From The Pipeline v34.0

This entry is part [part not set] of 36 in the series From the Pipeline

The following will be a regular feature where we share articles, podcasts, and webinars of interest from the web.

How Much Testing is Enough?

The google testing blog recently posted details on the scope of their internal testing practice. In addition to defining core terms, they briefly outline their testing: (1) Document your process or strategy; (2) Have a solid base of unit tests; (3) Don’t skimp on integration testing; (4) Perform end-to-end testing for Critical User Journey; (5) Understand and implement the other tiers of testing; (6) Understand your coverage of code and functionality; (7) Use feedback from the field to improve your process.

Test Automation Strategy Guide

Julia Pottinger posted some excellent thoughts on the approach teams should take for test automation. Every team should start with their goal in mind. Once that is determined, teams should identify the tools and techniques for automation. This is followed by identifying who is writing the automation, when it will be executed, and the environments to be used.

What Makes a Good Automated Test?

Kristin has provided a set of guidelines for determining a good automated test. First, tests should be meaningful. This is because each test you write is an investment in the maintenance of that test. Tests should also be maintainable – the automated checks should be readable and well-organized. Tests should also run quickly in order to provide fast feedback for teams.

The Test Data Bottleneck and How to Solve It

Test data is one of the major bottlenecks in testing processes. By simplifying test data, we can solve this bottleneck by tackling four major challenges: Time, People, Size, and Money.
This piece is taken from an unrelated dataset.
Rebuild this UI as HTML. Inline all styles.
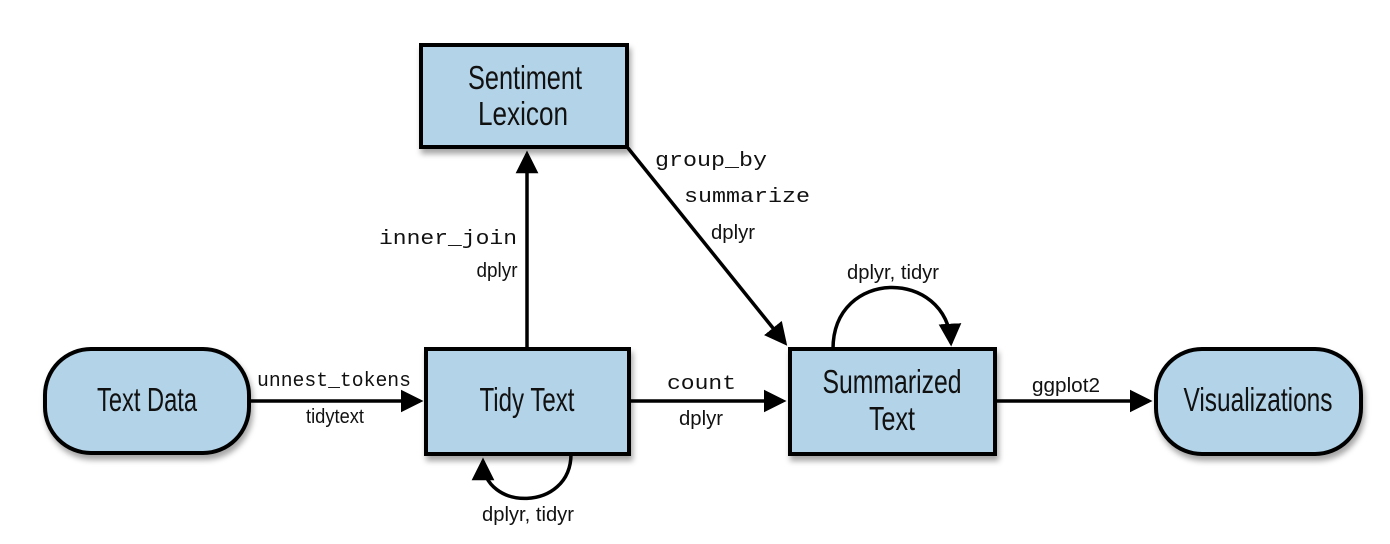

GitHub’s Engineering Team has moved to Codespaces

Recently the GitHub development team shifted to Codespaces for the majority of GitHub development. They’re making this change because local development was brittle — any changes to a local environment could make it useless and require hours of development time to recover. Collaborating on multiple branches across multiple projects was painful. Now, Codespaces executes a shallow clone and repository history in the background, which reduced time to clone. They also created a GitHub Action that would run nightly, clone the repository, bootstrap dependencies, then build & push a Docker image of the result.